Cheating

A Scientist Calls for Integrity In Classrooms and Beyond

Today, I attended a luncheon and heard a presentation from Dr. Caroline Cocker. She is a scientist who was featured in Ben Stein’s movie “Expelled: No Intelligence Allowed.” The movie highlighted the censorship that is going on in the scientific community regarding Intelligent Design. Dr. Cocker was a victim of just such political correctness at George Mason University.

She now has written a book about her ordeal (Free to Think) and launched the American Institute for Technology and Science Education.

AITSE’s mission to promote scientific integrity in education, medicine, and research. Her presentation today highlighted the problem that lack of integrity has brought to society. She pointed out three areas in particular:

Cheating among students. Anyone involved in schools knows this a serious problem. Dr. Crocker pointed out that 80% of high school students admit to cheating and 50% of them don’t think it is wrong. In college, 70% admit to cheating. She also explained that many professors don’t penalize students for cheating because the professors’ performance evaluations are done by the students themselves!

Cheating is also a problem among medical students. One survey she highlighted indicated that 39% of med students reported that they witnessed cheating by classmates. This, of course, undermines the public’s confidence in the profession.

Skewing research on pharmaceuticals. Dr. Crocker talked, from personal experience, about how drug companies who fund scientific research suppress data that is not favorable for their marketing while using confidentiality agreements to keep the negative information from reaching the public.

Censorship in classrooms. Dr. Crocker explained how she was disciplined and eventually removed from her teaching post for merely giving one lecture in which she exposed college students to a range of scientists’ views on the issue of evolution. The student who claimed to the Dean that she was teaching “creationism” was the same student Dr. Crocker had earlier disciplined for cheating.

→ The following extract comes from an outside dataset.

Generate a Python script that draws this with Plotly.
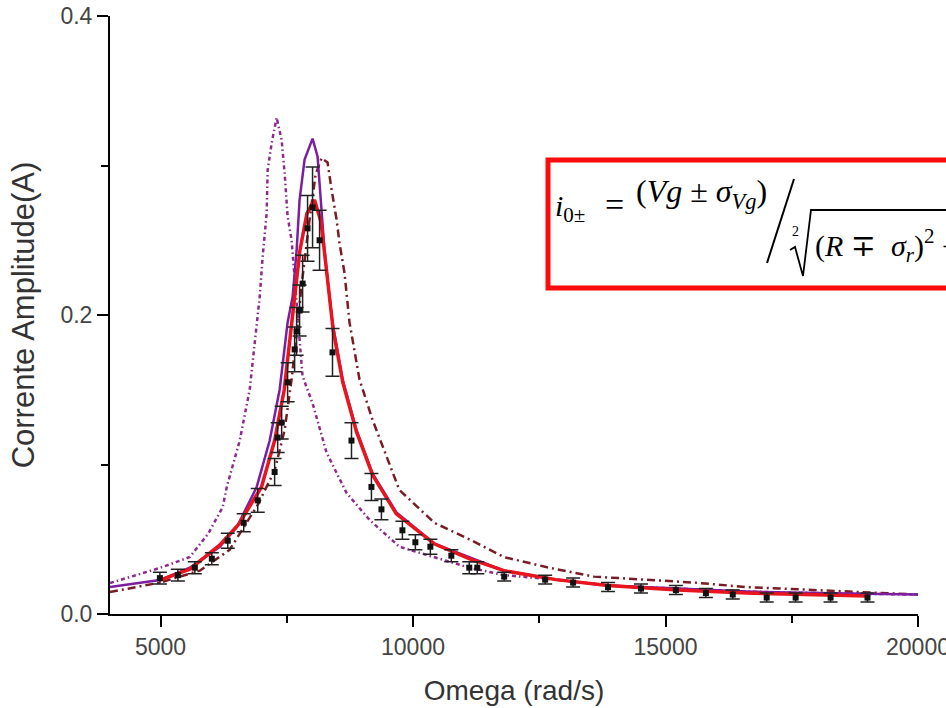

Students need to understand that scientists are not as objective as they are often portrayed. Because bias is a challenge in every field of science, Dr. Crocker is calling on scientists to join AITSE and challenge their profession to acknowledge and repair this growing problem. The challenge for Dr. Crocker is that the scientists who call on their colleagues to have more integrity run the risk of being “drummed out the corp” by the very people who are lacking in integrity.